Jakarta – Fenomena bendera bajak laut One Piece yang ramai dikibarkan sebagai bentuk protes dan kekecewaan publik seharusnya direspons dengan dialog, bukan ancaman pidana atau kekerasan oleh oknum aparat. Hal itu ditegaskan Sekjen Aliansi Masyarakat dan Pemuda Nusantara Merah Putih (AMPUH), Heru Purwoko, dalam keterangannya kepada media, Jumat (8/8/2025).
Kekerasan Oknum TNI Jadi Sorotan
Heru menyoroti kasus viral di media sosial, di mana seorang oknum anggota TNI melakukan kekerasan fisik terhadap penjual sayur di Makassar, Sulawesi Selatan. Aksi tersebut dipicu karena sang penjual terlihat membawa bendera One Piece di dalam mobilnya.
“Oknum itu langsung menampar penjual sayur di depan anak dan istrinya. Ini jelas tindakan yang tidak pantas dan memicu kemarahan publik,” ujar Heru.
Menurutnya, selama bendera One Piece tidak dikibarkan lebih tinggi dari Sang Saka Merah Putih atau menggantikannya, tidak ada aturan yang melarang. “Ini bukan bendera organisasi terlarang atau simbol negara asing.
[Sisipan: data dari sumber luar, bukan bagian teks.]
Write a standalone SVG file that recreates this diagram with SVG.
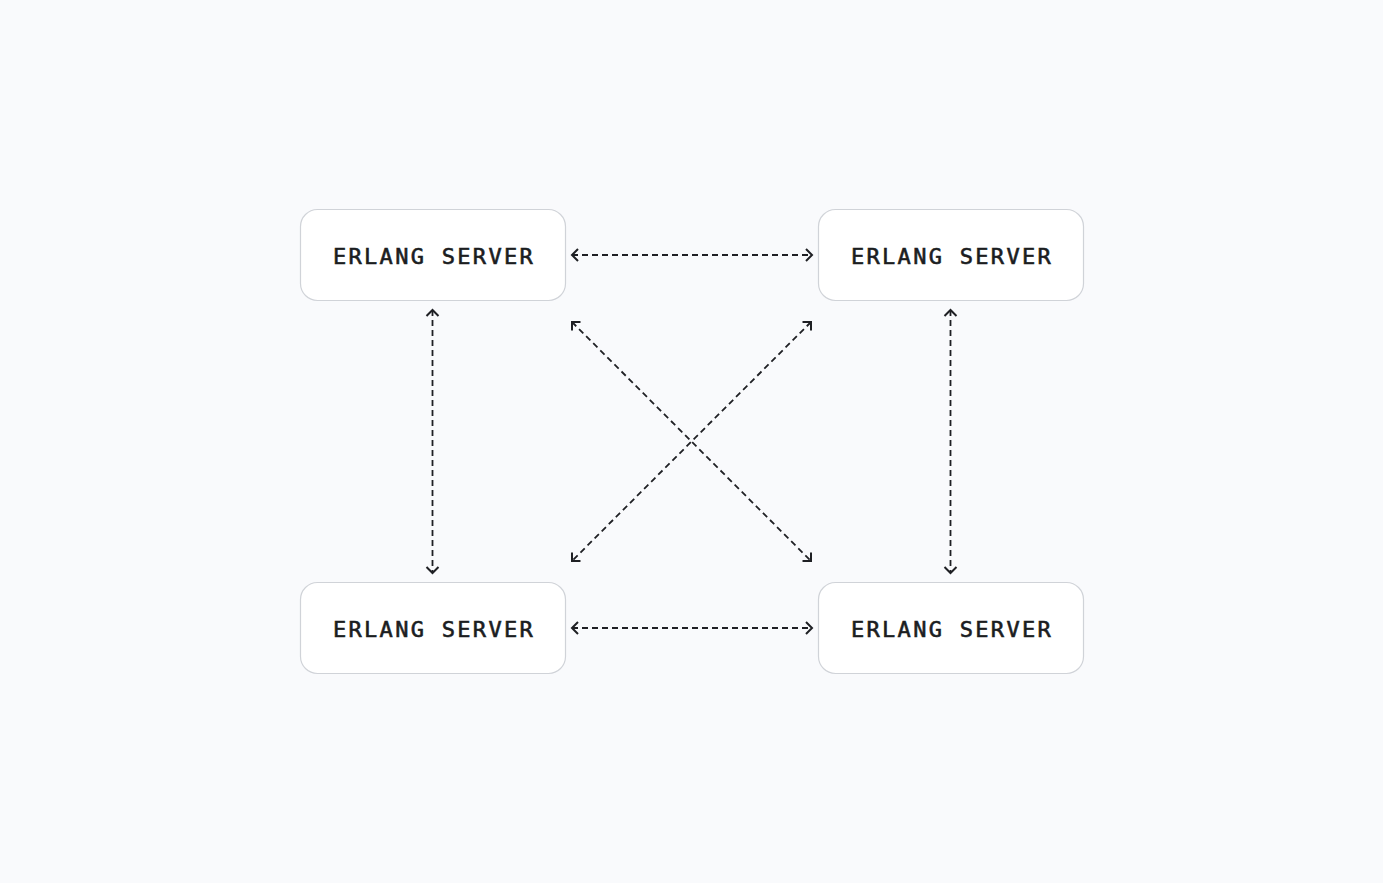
<svg xmlns="http://www.w3.org/2000/svg" width="1383" height="883" viewBox="0 0 1383 883">
<style>
.box{fill:#ffffff;stroke:#d0d3d8;stroke-width:1.2}
.lbl{font-family:"DejaVu Sans Mono","Liberation Mono",monospace;font-size:22px;font-weight:normal;letter-spacing:2.3px;fill:#1b1d21;stroke:#1b1d21;stroke-width:0.6;text-anchor:middle}
.conn{fill:none;stroke:#1f2024;stroke-width:1.8;stroke-dasharray:6 4}
.head{fill:none;stroke:#1f2024;stroke-width:2;stroke-dasharray:none}
</style>
<defs>
<marker id="ah" markerUnits="userSpaceOnUse" viewBox="-9 -9 12 18" refX="0" refY="0" markerWidth="12" markerHeight="18" orient="auto-start-reverse" overflow="visible">
<path class="head" d="M-6,-6 L0,0 L-6,6"/>
</marker>
</defs>
<rect width="1383" height="883" fill="#f9fafc"/>
<g id="connectors">
<line class="conn" x1="572" y1="255" x2="812" y2="255" marker-start="url(#ah)" marker-end="url(#ah)"/>
<line class="conn" x1="572" y1="628" x2="812" y2="628" marker-start="url(#ah)" marker-end="url(#ah)"/>
<line class="conn" x1="432.5" y1="310" x2="432.5" y2="573" marker-start="url(#ah)" marker-end="url(#ah)"/>
<line class="conn" x1="950.5" y1="310" x2="950.5" y2="573" marker-start="url(#ah)" marker-end="url(#ah)"/>
<line class="conn" x1="572" y1="322" x2="811" y2="561" marker-start="url(#ah)" marker-end="url(#ah)"/>
<line class="conn" x1="811" y1="322" x2="572" y2="561" marker-start="url(#ah)" marker-end="url(#ah)"/>
</g>
<g id="node-tl">
<rect class="box" x="300.5" y="209.5" width="265" height="91" rx="17"/>
<text class="lbl" x="434" y="264">ERLANG SERVER</text>
</g>
<g id="node-tr">
<rect class="box" x="818.5" y="209.5" width="265" height="91" rx="17"/>
<text class="lbl" x="952" y="264">ERLANG SERVER</text>
</g>
<g id="node-bl">
<rect class="box" x="300.5" y="582.5" width="265" height="91" rx="17"/>
<text class="lbl" x="434" y="637">ERLANG SERVER</text>
</g>
<g id="node-br">
<rect class="box" x="818.5" y="582.5" width="265" height="91" rx="17"/>
<text class="lbl" x="952" y="637">ERLANG SERVER</text>
</g>
</svg>
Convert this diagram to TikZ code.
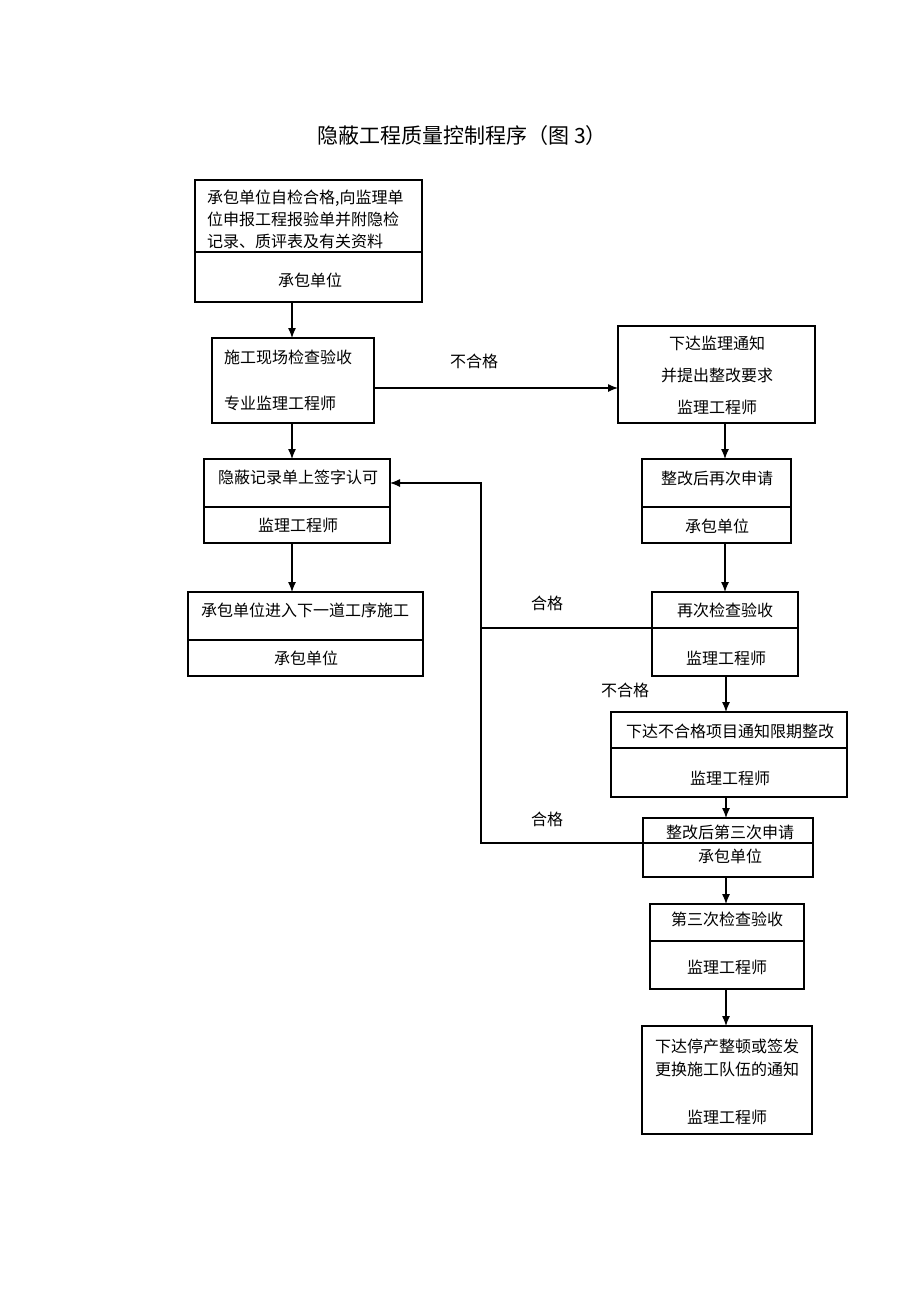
\documentclass[tikz,border=0pt]{standalone}
\usepackage{fontspec}
\newfontfamily\cjk{Noto Sans CJK SC}
\usetikzlibrary{arrows.meta}
\begin{document}
\begin{tikzpicture}[x=1pt,y=-1pt,
  box/.style={draw, line width=1.2pt, inner sep=0pt, outer sep=0pt, anchor=north west},
  txt/.style={inner sep=0pt, font=\cjk\fontsize{16}{22}\selectfont},
  lbl/.style={inner sep=0pt, font=\cjk\fontsize{16}{20}\selectfont},
  ttl/.style={inner sep=0pt, font=\cjk\fontsize{21}{24}\selectfont},
  conn/.style={line width=1.2pt},
  arr/.style={line width=1.2pt, -{Latex[length=10pt,width=8pt]}}]
\useasboundingbox (0,0) rectangle (920,1302);
% title
\node[ttl] (title) at (462,136) {隐蔽工程质量控制程序（图 3）};
% boxes
\node[box, minimum width=227pt, minimum height=122pt] (b1) at (195,180) {};
\node[box, minimum width=162pt, minimum height=85pt] (b2) at (212,338) {};
\node[box, minimum width=197pt, minimum height=97pt] (b3) at (618,326) {};
\node[box, minimum width=186pt, minimum height=84pt] (b4) at (204,459) {};
\node[box, minimum width=149pt, minimum height=84pt] (b5) at (642,459) {};
\node[box, minimum width=235pt, minimum height=84pt] (b6) at (188,592) {};
\node[box, minimum width=146pt, minimum height=84pt] (b7) at (652,592) {};
\node[box, minimum width=236pt, minimum height=85pt] (b8) at (611,712) {};
\node[box, minimum width=170pt, minimum height=59pt] (b9) at (643,818) {};
\node[box, minimum width=154pt, minimum height=85pt] (b10) at (650,904) {};
\node[box, minimum width=170pt, minimum height=108pt] (b11) at (642,1026) {};
% dividers
\coordinate (d1) at (0,252);
\coordinate (d4) at (0,507);
\coordinate (d6) at (0,640);
\coordinate (d7) at (0,628);
\coordinate (d8) at (0,748);
\coordinate (d9) at (0,843);
\coordinate (d10) at (0,941);
\draw[conn] (b1.west |- d1) -- (b1.east |- d1);
\draw[conn] (b4.west |- d4) -- (b4.east |- d4);
\draw[conn] (b5.west |- d4) -- (b5.east |- d4);
\draw[conn] (b6.west |- d6) -- (b6.east |- d6);
\draw[conn] (b7.west |- d7) -- (b7.east |- d7);
\draw[conn] (b8.west |- d8) -- (b8.east |- d8);
\draw[conn] (b9.west |- d9) -- (b9.east |- d9);
\draw[conn] (b10.west |- d10) -- (b10.east |- d10);
% texts
\node[txt, anchor=west, align=left] (t1a) at (207,219) {承包单位自检合格,向监理单\\位申报工程报验单并附隐检\\记录、质评表及有关资料};
\node[txt] (t1b) at (310,280) {承包单位};
\node[txt, anchor=west] (t2a) at (224,357) {施工现场检查验收};
\node[txt, anchor=west] (t2b) at (224,403) {专业监理工程师};
\node[txt] (t3a) at (717,343) {下达监理通知};
\node[txt] (t3b) at (717,375) {并提出整改要求};
\node[txt] (t3c) at (717,407) {监理工程师};
\node[txt] (t4a) at (298,477) {隐蔽记录单上签字认可};
\node[txt] (t4b) at (298,525) {监理工程师};
\node[txt] (t5a) at (717,478) {整改后再次申请};
\node[txt] (t5b) at (717,526) {承包单位};
\node[txt] (t6a) at (305,610) {承包单位进入下一道工序施工};
\node[txt] (t6b) at (306,658) {承包单位};
\node[txt] (t7a) at (725,610) {再次检查验收};
\node[txt] (t7b) at (726,658) {监理工程师};
\node[txt] (t8a) at (730,731) {下达不合格项目通知限期整改};
\node[txt] (t8b) at (730,778) {监理工程师};
\node[txt] (t9a) at (730,832) {整改后第三次申请};
\node[txt] (t9b) at (730,856) {承包单位};
\node[txt] (t10a) at (727,919) {第三次检查验收};
\node[txt] (t10b) at (727,967) {监理工程师};
\node[txt] (t11a) at (727,1046) {下达停产整顿或签发};
\node[txt] (t11b) at (727,1069) {更换施工队伍的通知};
\node[txt] (t11c) at (727,1117) {监理工程师};
% labels
\node[lbl] (l1) at (474,361) {不合格};
\node[lbl] (l2) at (547,603) {合格};
\node[lbl] (l3) at (625,690) {不合格};
\node[lbl] (l4) at (547,819) {合格};
% connector columns
\coordinate (cl) at (292,0);
\coordinate (cr) at (725,0);
\coordinate (cr2) at (726,0);
\coordinate (h1) at (0,388);
\draw[arr] (b1.south -| cl) -- (b2.north -| cl);
\draw[arr] (b2.south -| cl) -- (b4.north -| cl);
\draw[arr] (b4.south -| cl) -- (b6.north -| cl);
\draw[arr] (b2.east |- h1) -- (b3.west |- h1);
\draw[arr] (b3.south -| cr) -- (b5.north -| cr);
\draw[arr] (b5.south -| cr) -- (b7.north -| cr);
\draw[arr] (b7.south -| cr2) -- (b8.north -| cr2);
\draw[arr] (b8.south -| cr2) -- (b9.north -| cr2);
\draw[arr] (b9.south -| cr2) -- (b10.north -| cr2);
\draw[arr] (b10.south -| cr2) -- (b11.north -| cr2);
% feedback
\coordinate (j1) at (481,628);
\coordinate (j2) at (481,843);
\coordinate (j3) at (481,483);
\draw[conn] (b7.west |- j1) -- (j1);
\draw[arr] (b9.west |- j2) -- (j2) -- (j3) -- (b4.east |- j3);
\end{tikzpicture}
\end{document}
Bahkan, bukan bendera palu arit. Fenomena ini murni ekspresi kritik atau sekadar tren di kalangan anak muda,” tegasnya.
Ekspresi Simbolik Dilindungi Konstitusi
Heru menegaskan, kebebasan berekspresi, termasuk dalam bentuk simbolik seperti pengibaran bendera, dilindungi Pasal 28E Ayat (3) UUD 1945. “Fenomena One Piece ini bagian dari kebebasan mengemukakan pendapat. Pemerintah seharusnya merespons dengan bijak, bukan malah mengancam,” tambahnya.
Pemerintah Bersikukuh: Pengibaran One Piece Bisa Kena Pidana
Sebelumnya, Menko Polhukam Budi Gunawan menyatakan bahwa pemasangan bendera One Piece menjelang Hari Kemerdekaan bisa mengandung unsur pidana. “Ini menodai kehormatan bendera Merah Putih,” tegasnya.
Pernyataan itu merujuk pada Pasal 24 Ayat (1) UU No. 24 Tahun 2009 tentang Bendera, Bahasa, dan Lambang Negara, yang melarang pengibaran bendera lain di bawah bendera negara. “Pemerintah akan ambil langkah hukum untuk melindungi martabat simbol negara,” tegas Budi.
Pertanyaan Besar: Ancaman vs Dialog, Mana yang Lebih Efektif?
Di tengah pro-kontra, AMPUH mendesak pemerintah untuk mengedepankan pendekatan dialogis. “Kalau dijawab dengan represif, justru akan memicu perlawanan lebih besar. Masyarakat butuh didengar, bukan ditakuti,” pungkas Heru.